::: Dataset section :::

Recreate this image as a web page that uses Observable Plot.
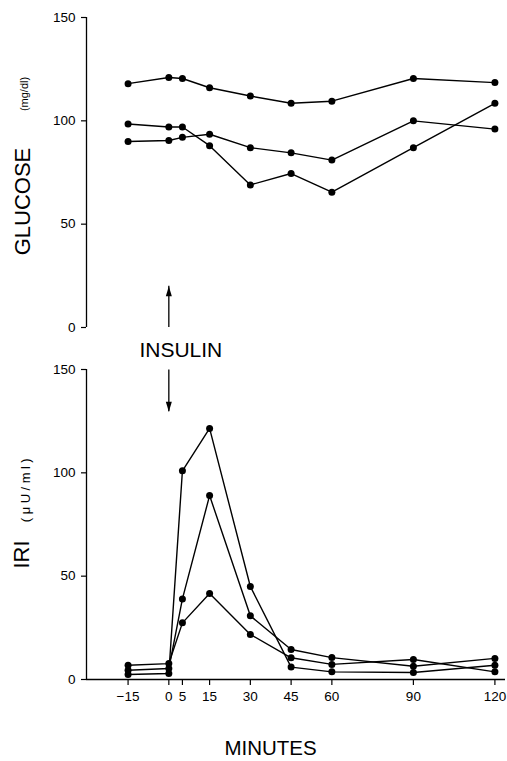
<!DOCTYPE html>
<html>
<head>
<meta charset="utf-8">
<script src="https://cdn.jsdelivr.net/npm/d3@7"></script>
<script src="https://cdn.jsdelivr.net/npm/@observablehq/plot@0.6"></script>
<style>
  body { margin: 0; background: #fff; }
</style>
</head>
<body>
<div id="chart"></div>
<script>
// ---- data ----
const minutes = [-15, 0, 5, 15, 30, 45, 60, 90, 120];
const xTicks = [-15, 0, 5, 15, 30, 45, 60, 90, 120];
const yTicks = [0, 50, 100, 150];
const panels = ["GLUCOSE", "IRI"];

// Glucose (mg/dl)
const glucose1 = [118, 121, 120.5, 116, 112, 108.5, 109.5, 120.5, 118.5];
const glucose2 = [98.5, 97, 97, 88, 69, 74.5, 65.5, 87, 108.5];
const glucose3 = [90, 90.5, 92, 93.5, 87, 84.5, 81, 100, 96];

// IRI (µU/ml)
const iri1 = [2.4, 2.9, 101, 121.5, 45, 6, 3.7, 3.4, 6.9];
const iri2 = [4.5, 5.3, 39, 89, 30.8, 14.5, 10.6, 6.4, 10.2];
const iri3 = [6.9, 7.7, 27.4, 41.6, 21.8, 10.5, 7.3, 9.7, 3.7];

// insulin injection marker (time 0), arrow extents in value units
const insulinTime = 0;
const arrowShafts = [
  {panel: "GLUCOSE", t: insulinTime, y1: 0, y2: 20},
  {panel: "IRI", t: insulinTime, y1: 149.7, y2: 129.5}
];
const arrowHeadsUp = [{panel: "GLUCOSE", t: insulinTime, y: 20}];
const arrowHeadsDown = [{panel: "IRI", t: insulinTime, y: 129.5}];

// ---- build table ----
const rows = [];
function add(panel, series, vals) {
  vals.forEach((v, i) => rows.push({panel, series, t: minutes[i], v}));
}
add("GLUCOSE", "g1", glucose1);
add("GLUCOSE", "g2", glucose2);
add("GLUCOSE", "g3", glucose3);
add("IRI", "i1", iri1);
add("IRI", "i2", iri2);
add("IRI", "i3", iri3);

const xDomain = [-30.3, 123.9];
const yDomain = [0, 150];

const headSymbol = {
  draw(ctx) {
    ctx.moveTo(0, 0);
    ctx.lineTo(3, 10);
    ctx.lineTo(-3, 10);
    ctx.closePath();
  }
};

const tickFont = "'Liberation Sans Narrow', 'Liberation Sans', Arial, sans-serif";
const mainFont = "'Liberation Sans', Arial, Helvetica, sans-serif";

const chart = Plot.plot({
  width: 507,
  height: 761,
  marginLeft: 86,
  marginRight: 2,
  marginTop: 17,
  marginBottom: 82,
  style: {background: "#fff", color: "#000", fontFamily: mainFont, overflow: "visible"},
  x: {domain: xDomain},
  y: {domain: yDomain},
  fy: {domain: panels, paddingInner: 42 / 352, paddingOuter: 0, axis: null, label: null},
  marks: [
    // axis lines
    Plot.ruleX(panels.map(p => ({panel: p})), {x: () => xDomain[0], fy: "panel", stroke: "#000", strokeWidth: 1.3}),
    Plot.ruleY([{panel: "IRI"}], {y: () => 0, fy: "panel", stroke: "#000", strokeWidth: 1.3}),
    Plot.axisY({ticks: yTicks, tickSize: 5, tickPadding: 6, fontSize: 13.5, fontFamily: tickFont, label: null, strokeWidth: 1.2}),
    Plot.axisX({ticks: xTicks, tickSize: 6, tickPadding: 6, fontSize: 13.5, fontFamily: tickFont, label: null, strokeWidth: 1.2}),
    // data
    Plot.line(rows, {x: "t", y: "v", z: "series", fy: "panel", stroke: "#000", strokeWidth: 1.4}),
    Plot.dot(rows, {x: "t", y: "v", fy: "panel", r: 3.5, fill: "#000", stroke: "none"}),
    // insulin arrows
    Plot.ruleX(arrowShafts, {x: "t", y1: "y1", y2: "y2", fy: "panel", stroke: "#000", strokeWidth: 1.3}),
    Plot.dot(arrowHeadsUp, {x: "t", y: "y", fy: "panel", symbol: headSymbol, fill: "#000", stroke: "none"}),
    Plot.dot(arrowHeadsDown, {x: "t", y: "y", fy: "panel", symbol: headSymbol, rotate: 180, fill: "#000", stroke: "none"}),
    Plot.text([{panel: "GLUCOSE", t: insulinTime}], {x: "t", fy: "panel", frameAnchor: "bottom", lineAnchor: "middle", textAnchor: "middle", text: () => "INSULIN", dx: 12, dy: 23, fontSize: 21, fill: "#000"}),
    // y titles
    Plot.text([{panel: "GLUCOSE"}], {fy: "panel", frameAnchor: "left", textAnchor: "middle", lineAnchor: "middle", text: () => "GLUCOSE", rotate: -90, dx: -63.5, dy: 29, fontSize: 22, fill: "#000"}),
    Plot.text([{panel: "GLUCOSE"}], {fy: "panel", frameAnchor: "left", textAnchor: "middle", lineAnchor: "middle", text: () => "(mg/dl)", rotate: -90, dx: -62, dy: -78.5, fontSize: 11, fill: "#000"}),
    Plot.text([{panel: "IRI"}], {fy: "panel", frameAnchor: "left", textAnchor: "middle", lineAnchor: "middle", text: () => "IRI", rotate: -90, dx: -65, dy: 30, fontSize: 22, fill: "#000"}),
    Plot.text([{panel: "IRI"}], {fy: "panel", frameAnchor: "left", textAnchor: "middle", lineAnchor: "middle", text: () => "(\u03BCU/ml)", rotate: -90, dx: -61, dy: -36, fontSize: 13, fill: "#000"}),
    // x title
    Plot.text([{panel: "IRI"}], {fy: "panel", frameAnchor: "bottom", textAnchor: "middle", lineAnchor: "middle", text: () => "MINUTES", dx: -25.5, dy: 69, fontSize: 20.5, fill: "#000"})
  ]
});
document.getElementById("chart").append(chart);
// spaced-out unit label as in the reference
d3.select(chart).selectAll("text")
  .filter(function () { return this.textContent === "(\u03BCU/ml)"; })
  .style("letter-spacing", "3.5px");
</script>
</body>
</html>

:::

- **Goal of the exercise**: Set down again, exactly, the lines of the material above from its first line to the one with "const yDomain = [0, 150];", inclusive. Leave the pictures out.

- **Task response**:
Recreate this image as a web page that uses Observable Plot.
<!DOCTYPE html>
<html>
<head>
<meta charset="utf-8">
<script src="https://cdn.jsdelivr.net/npm/d3@7"></script>
<script src="https://cdn.jsdelivr.net/npm/@observablehq/plot@0.6"></script>
<style>
  body { margin: 0; background: #fff; }
</style>
</head>
<body>
<div id="chart"></div>
<script>
// ---- data ----
const minutes = [-15, 0, 5, 15, 30, 45, 60, 90, 120];
const xTicks = [-15, 0, 5, 15, 30, 45, 60, 90, 120];
const yTicks = [0, 50, 100, 150];
const panels = ["GLUCOSE", "IRI"];

// Glucose (mg/dl)
const glucose1 = [118, 121, 120.5, 116, 112, 108.5, 109.5, 120.5, 118.5];
const glucose2 = [98.5, 97, 97, 88, 69, 74.5, 65.5, 87, 108.5];
const glucose3 = [90, 90.5, 92, 93.5, 87, 84.5, 81, 100, 96];

// IRI (µU/ml)
const iri1 = [2.4, 2.9, 101, 121.5, 45, 6, 3.7, 3.4, 6.9];
const iri2 = [4.5, 5.3, 39, 89, 30.8, 14.5, 10.6, 6.4, 10.2];
const iri3 = [6.9, 7.7, 27.4, 41.6, 21.8, 10.5, 7.3, 9.7, 3.7];

// insulin injection marker (time 0), arrow extents in value units
const insulinTime = 0;
const arrowShafts = [
  {panel: "GLUCOSE", t: insulinTime, y1: 0, y2: 20},
  {panel: "IRI", t: insulinTime, y1: 149.7, y2: 129.5}
];
const arrowHeadsUp = [{panel: "GLUCOSE", t: insulinTime, y: 20}];
const arrowHeadsDown = [{panel: "IRI", t: insulinTime, y: 129.5}];

// ---- build table ----
const rows = [];
function add(panel, series, vals) {
  vals.forEach((v, i) => rows.push({panel, series, t: minutes[i], v}));
}
add("GLUCOSE", "g1", glucose1);
add("GLUCOSE", "g2", glucose2);
add("GLUCOSE", "g3", glucose3);
add("IRI", "i1", iri1);
add("IRI", "i2", iri2);
add("IRI", "i3", iri3);

const xDomain = [-30.3, 123.9];
const yDomain = [0, 150];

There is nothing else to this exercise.